Me gusta pasear por los jardines de la Fundación Gulbenkian. Suelo llevarme algún libro. Después de bordear los estanques y admirar esas carpas japonesas que parecen amaestradas, tanto que parecen sonreír cuando llega algún niño dispuesto a lanzarles unas migas del bocadillo de su merienda, me siento un largo rato en cualquiera de los bancos para leer un par de capítulos.
Tenemos la suerte de contar con este hermoso parque, algo húmedo en invierno, pero una pura delicia en cuanto se asoma la primavera a Lisboa y, sobre todo, con la Fundación de aquel potentado armenio del petróleo, que llegó a nuestras tierras un poco por casualidad, después de que Franco le negara instalarse en España. Uno, que ya tiene cierta edad, recuerda haber visto en su infancia a aquel personaje, Calouste Gulbenkian, mientras paseaba muy despacio bajando la Avenida da Liberdade hacia el Rossío. Era un señor muy elegante, bajito, de gestos pausados. Caminaba casi todas las tardes desde el hotel Aviz, donde residía –que la piqueta y los especuladores eliminaron-, hasta casi llegar al Tajo, seguido a unos pocos metros por un gigantesco y silencioso Rolls-Royce conducido por su fiel chauffeur.

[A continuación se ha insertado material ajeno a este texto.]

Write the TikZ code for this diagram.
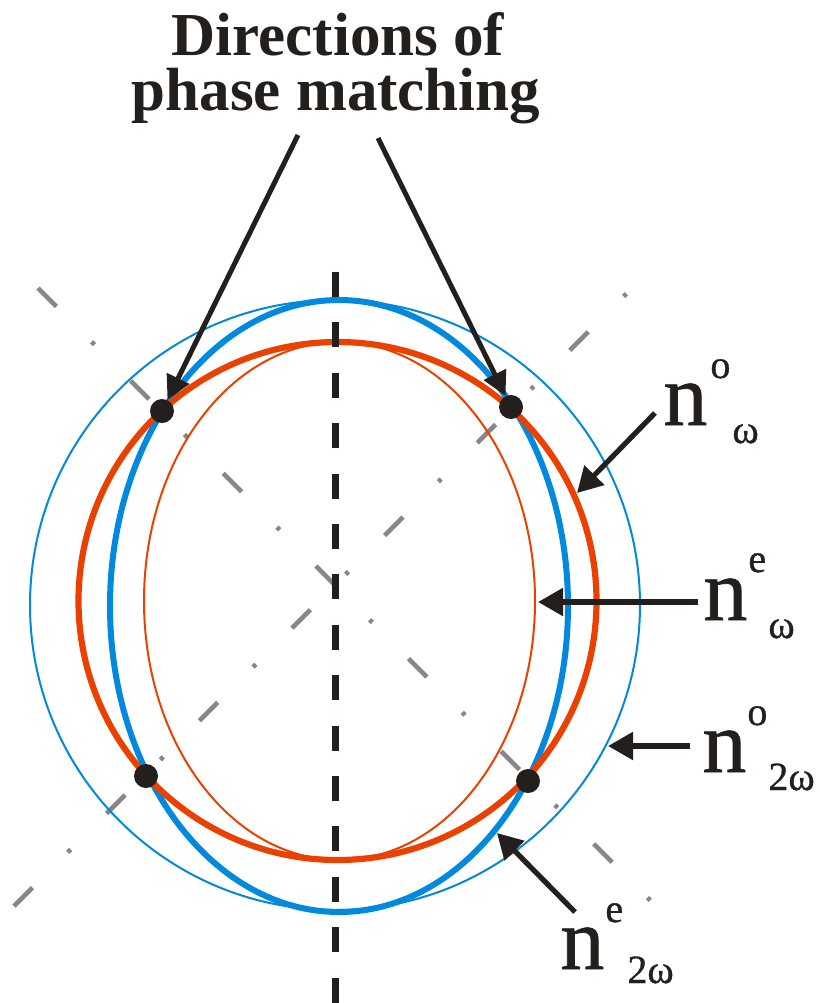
\documentclass[tikz,border=0pt]{standalone}
\usepackage{fontspec}
\setmainfont{Liberation Serif}
\newfontfamily\lblfont[FakeBold=0.8]{Liberation Serif}
\usetikzlibrary{arrows.meta}
\definecolor{cblue}{RGB}{0,137,221}
\definecolor{cred}{RGB}{234,64,0}
\definecolor{cblack}{RGB}{35,31,28}
\definecolor{cgray}{RGB}{135,135,135}
\begin{document}
\begin{tikzpicture}[x=0.5pt,y=-0.5pt,
  thickblue/.style={draw=cblue, line width=3pt},
  thinblue/.style={draw=cblue, line width=1pt},
  thickred/.style={draw=cred, line width=3.1pt},
  thinred/.style={draw=cred, line width=1pt},
  axisline/.style={draw=cblack, line width=3.5pt, dash pattern=on 12.5pt off 12.7pt},
  diagline/.style={draw=cgray, line width=2.3pt, dash pattern=on 13pt off 25pt on 2pt off 25.5pt},
  dotnode/.style={circle, fill=cblack, minimum size=12pt, inner sep=0pt},
  ptr/.style={draw=cblack, line width=2.5pt, -{Triangle[length=12pt,width=12pt]}},
  lptr/.style={draw=cblack, line width=2.6pt, -{Triangle[length=12.5pt,width=13.5pt]}},
  bigtxt/.style={font=\lblfont\fontsize{44}{44}\selectfont, inner sep=0pt, anchor=base west, text=cblack},
  smalltxt/.style={font=\lblfont\fontsize{20}{20}\selectfont, inner sep=0pt, anchor=base west, text=cblack},
  titletxt/.style={font=\bfseries\fontsize{30.5}{27.5}\selectfont, text=cblack, inner sep=0pt, anchor=base}
]
\useasboundingbox (0,0) rectangle (820,1003);

% gray diagonal dash-dot lines
\draw[diagline] (38,288) -- (652,902);
\draw[diagline] (14,906) -- (630,290);

% index curves
\draw[thinblue] (335,605) circle[radius=152.5pt];
\draw[thickblue] (339,606) ellipse[x radius=114.5pt, y radius=153pt];
\draw[thickred] (337.5,601) circle[radius=129.5pt];
\draw[thinred] (339.5,601) ellipse[x radius=97.75pt, y radius=129.5pt];

% optic axis
\draw[axisline] (335,272) -- (335,1003);

% title
\node[titletxt] (t1) at (338,55) {Directions of};
\node[titletxt] (t2) at (336,110) {phase matching};
\coordinate (s1) at (298,135);
\coordinate (s2) at (378,138);

% phase matching points
\node[dotnode] (d1) at (162,411) {};
\node[dotnode] (d2) at (511,407) {};
\node[dotnode] (d3) at (146,776) {};
\node[dotnode] (d4) at (528,781) {};

\draw[ptr] (s1) -- (d1);
\draw[ptr] (s2) -- (d2);

% labels
\node[bigtxt] (l1n) at (663,425) {n};
\node[smalltxt] (l1s) at (710,378) {o};
\node[smalltxt] (l1b) at (732,443) {ω};

\node[bigtxt] (l2n) at (703,620) {n};
\node[smalltxt] (l2s) at (748,572) {e};
\node[smalltxt] (l2b) at (768,638) {ω};

\node[bigtxt] (l3n) at (702,772) {n};
\node[smalltxt] (l3s) at (747,725) {o};
\node[smalltxt] (l3b) at (768,790) {2ω};

\node[bigtxt] (l4n) at (560,969) {n};
\node[smalltxt] (l4s) at (605,922) {e};
\node[smalltxt] (l4b) at (627,983) {2ω};

% label arrows
\coordinate (a1s) at (655,413); \coordinate (a1e) at (577,493);
\coordinate (a2s) at (698,602); \coordinate (a2e) at (538,602);
\coordinate (a3s) at (690,746); \coordinate (a3e) at (608,746);
\coordinate (a4s) at (575,912); \coordinate (a4e) at (497,833);
\draw[lptr] (a1s) -- (a1e);
\draw[lptr] (a2s) -- (a2e);
\draw[lptr] (a3s) -- (a3e);
\draw[lptr] (a4s) -- (a4e);
\end{tikzpicture}
\end{document}
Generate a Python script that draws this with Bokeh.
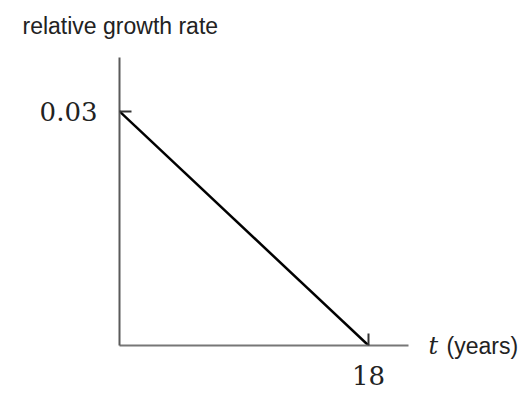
from bokeh.plotting import figure
from bokeh.models import Range1d, FixedTicker, LinearAxis, Title
from bokeh.embed import file_html
from bokeh.resources import INLINE

# data
t_years = [0, 18]
growth_rate = [0.03, 0.0]
x_ticks = [18]
y_ticks = [0.03]
y_title = "relative growth rate"
x_title_var = "t"
x_title_unit = "(years)"

X_END = 20.89
Y_END = 0.0369

p = figure(frame_width=289, frame_height=288,
           x_range=Range1d(0, X_END), y_range=Range1d(0, Y_END),
           output_backend="svg", toolbar_location=None,
           min_border_left=119, min_border_right=20,
           min_border_top=57, min_border_bottom=45,
           x_axis_location=None, y_axis_location=None)
p.outline_line_color = None
p.xgrid.visible = False
p.ygrid.visible = False

yax = LinearAxis(ticker=FixedTicker(ticks=y_ticks))
xax = LinearAxis(ticker=FixedTicker(ticks=x_ticks))
for ax in (xax, yax):
    ax.axis_line_color = "#5a5a5a"
    ax.axis_line_width = 2
    ax.major_tick_in = 12
    ax.major_tick_out = 0
    ax.major_tick_line_color = "#333333"
    ax.major_tick_line_width = 2
    ax.minor_tick_line_color = None
    ax.major_label_text_font = "DejaVu Serif"
    ax.major_label_text_font_size = "26px"
    ax.major_label_text_color = "#222222"
xax.axis_line_color = "#777777"
yax.major_label_standoff = 22
xax.major_label_standoff = 20
p.add_layout(yax, "left")
p.add_layout(xax, "below")

# x-axis title to the right of the axis end: two label-only axes
for txt, font, style, size, standoff in ((x_title_var, "DejaVu Serif", "italic", "24px", 20),
                                        (x_title_unit, "Liberation Sans", "normal", "23px", 5)):
    rax = LinearAxis(ticker=FixedTicker(ticks=[]), axis_label=txt)
    rax.axis_line_color = None
    rax.major_tick_line_color = None
    rax.minor_tick_line_color = None
    rax.major_label_text_font_size = "0px"
    rax.major_label_standoff = 0
    rax.axis_label_orientation = "horizontal"
    rax.axis_label_align = "start"
    rax.axis_label_standoff = standoff
    rax.axis_label_text_font = font
    rax.axis_label_text_font_style = style
    rax.axis_label_text_font_size = size
    rax.axis_label_text_color = "#222222"
    p.add_layout(rax, "right")

p.line(t_years, growth_rate, line_color="black", line_width=2.5)

# spacer between the frame and the y title (nearest to the frame first)
p.add_layout(Title(text=" ", text_font_size="2px", standoff=15), "above")
p.add_layout(Title(text=y_title, align="left", offset=-97, standoff=0,
                   text_font="Liberation Sans", text_font_style="normal",
                   text_font_size="23px", text_color="#222222"), "above")

open("out.html", "w").write(file_html(p, INLINE))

Gran coleccionista, legó las obras que fue acumulando a la Fundación Gulbenkian, que dispone de una extraordinaria colección de arte y también de una cantidad ingente de cerámicas –muchas de Persia-, tapices, platas y mobiliario, procedente en su mayor parte de los tesoros adquiridos en su día por su fundador. Tiene también un edificio anexo en el que se exhiben las obras más contemporáneas, el CAM, Centro de Arte Moderno, www.cam.gulbenkian.pt, una magnífica biblioteca y, sobre todo, varias salas de conciertos en los que las que los lisboetas podemos disfrutar desde grandes interpretaciones sinfónicas hasta recitales de piano y entrañables grupos de jazz.
El pasado día 1 de junio, después de almorzar en uno de mis restaurantes favoritos, O Polícia, que está justo enfrente de la entrada trasera de la Fundación Gulbenkian, estuve paseando un buen rato por los jardines. Me senté después a leer y, quizá, llegué a echar una cabezadita. Luego, a las siete en punto de la tarde, asistí al concierto que dio la Orquesta Teresa Carreño, seguramente una de las mejores iniciativas culturales de Venezuela. La dirección corría a cargo de Christian Vásquez, animoso y siempre entregado músico que mantiene tan entusiasta proyecto en un magnífico nivel de excelencia.
Esta orquesta está formada por jóvenes de entre 16 y 25 años y es el resultado de un loable esfuerzo de Venezuela, desde hace décadas, por llevar la música culta a todas las capas de la población.
En el concierto de Lisboa, tuvimos la oportunidad de disfrutar de la música de Richard Strauss, -un Don Juan inigualable-, de Manuel de Falla, con El sombrero de tres picos, y sobre todo, de una interpretación fabulosa de la Sinfonía Patética de Tchaikovsky.
Después del concierto hubo allí mismo un cocktail, ofrecido por la embajada venezolana. Yo no pensaba quedarme, pero justo cuando me dirigía a la salida, me vio Víctor Muñoz, el Secretario de la embajada, al que conozco desde antiguo, y no tuve más remedio que quedarme un rato. La verdad es que no me arrepentí. Pasé un rato excelente charlando con unos y otros. Algunos de los jóvenes músicos me contaron su historias y cómo descubrieron la música, que en muchas ocasiones les ayudó a salir de situaciones muy difíciles. El embajador venezolano, el general Rincón, estaba entusiasmado. También saludé a mi buen amigo, el antiguo embajador suizo, Rudolf Schaller, gran amante de Lisboa y buen jugador de golf, que al jubilarse decidió quedarse a vivir entre nosotros.